Common misconceptions

  • All SN are Type Ia. Several types; Ia is one of two main.
  • Same as core-collapse. Different mechanism (thermonuclear vs gravitational).
  • White dwarf survives. Completely destroyed.
  • All have identical luminosity. Variation; standardizable after correction.
  • Type Ia means most SN. Core-collapse is more common.
  • Confirmed cosmology theories. Helped — but many independent lines.

Frequently asked questions

How does a Type Ia happen?

White dwarf in binary system accretes hydrogen from companion. Mass grows toward Chandrasekhar limit (1.4 M_sun). At critical mass, carbon ignites in degenerate matter — uncontrolled thermonuclear burning. C → Si → Ni in seconds. Energy release destroys the white dwarf entirely. No remnant.

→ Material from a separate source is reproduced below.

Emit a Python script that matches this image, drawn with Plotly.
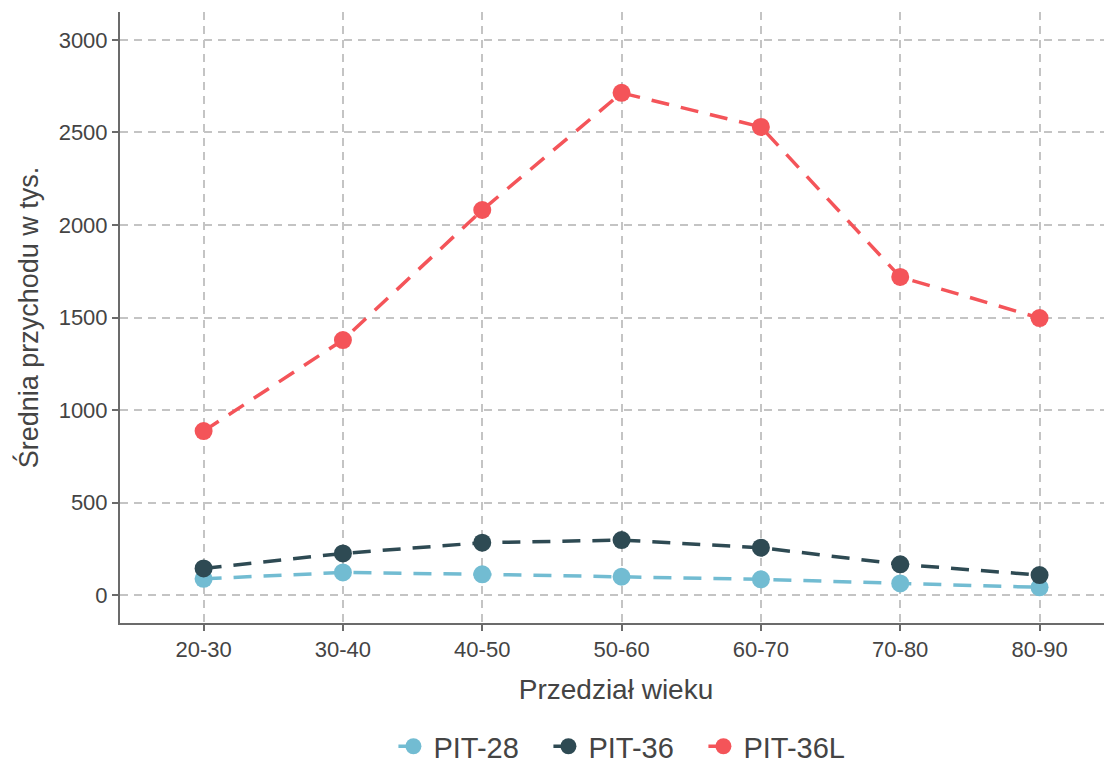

Why are they "standardizable"?

All explosions from same mass (Chandrasekhar) produce similar luminosity and spectrum. Slight variations correlated with light curve width — broader curves = brighter. Phillips relation (1993) lets you correct. After correction, peak luminosity is uniform across types — gives reliable distance.

How do they trace cosmology?

Apparent brightness vs intrinsic brightness → luminosity distance. Plot vs redshift → expansion history. 1998: distant Type Ia SN appeared dimmer than expected → universe is accelerating → dark energy needed. Discovery: Riess, Perlmutter, Schmidt (2011 Nobel Prize).

What's the "single degenerate" vs "double degenerate" model?

Two scenarios. Single degenerate: white dwarf + main sequence/giant companion; mass transfer until Chandrasekhar. Double degenerate: two white dwarfs merge; combined mass exceeds Chandrasekhar. Evidence supports both — more single-degenerate at high redshifts; double-degenerate elsewhere.

Are there variations?

Yes. Type Ia subtypes — based on light curve and spectroscopy. 91T-like (over-luminous), 91bg-like (under-luminous), normal. Each correctable. Plus: super-Chandrasekhar SN — possibly merger of two near-Chandrasekhar WDs. Diversity helps confirm models.

What's the heavy element output?

Mostly iron-group: Ni, Co, Fe (after ⁵⁶Ni decay). Some Si, S, Ca. Less heavy r-process material than core-collapse. Major contributor to galaxy's iron content over cosmic time. Average galaxy: SN Ia ~2/3 of iron production; core-collapse ~1/3.

How are they distinguished from other SN?

Spectroscopy. Type Ia: no hydrogen; strong silicon at 6150 Å. Type Ib: no hydrogen, no silicon. Type Ic: no hydrogen, no helium, no silicon. Type II: hydrogen present. Plus: light curve shape — Type Ia rises faster (~20 days), declines slower; characteristic.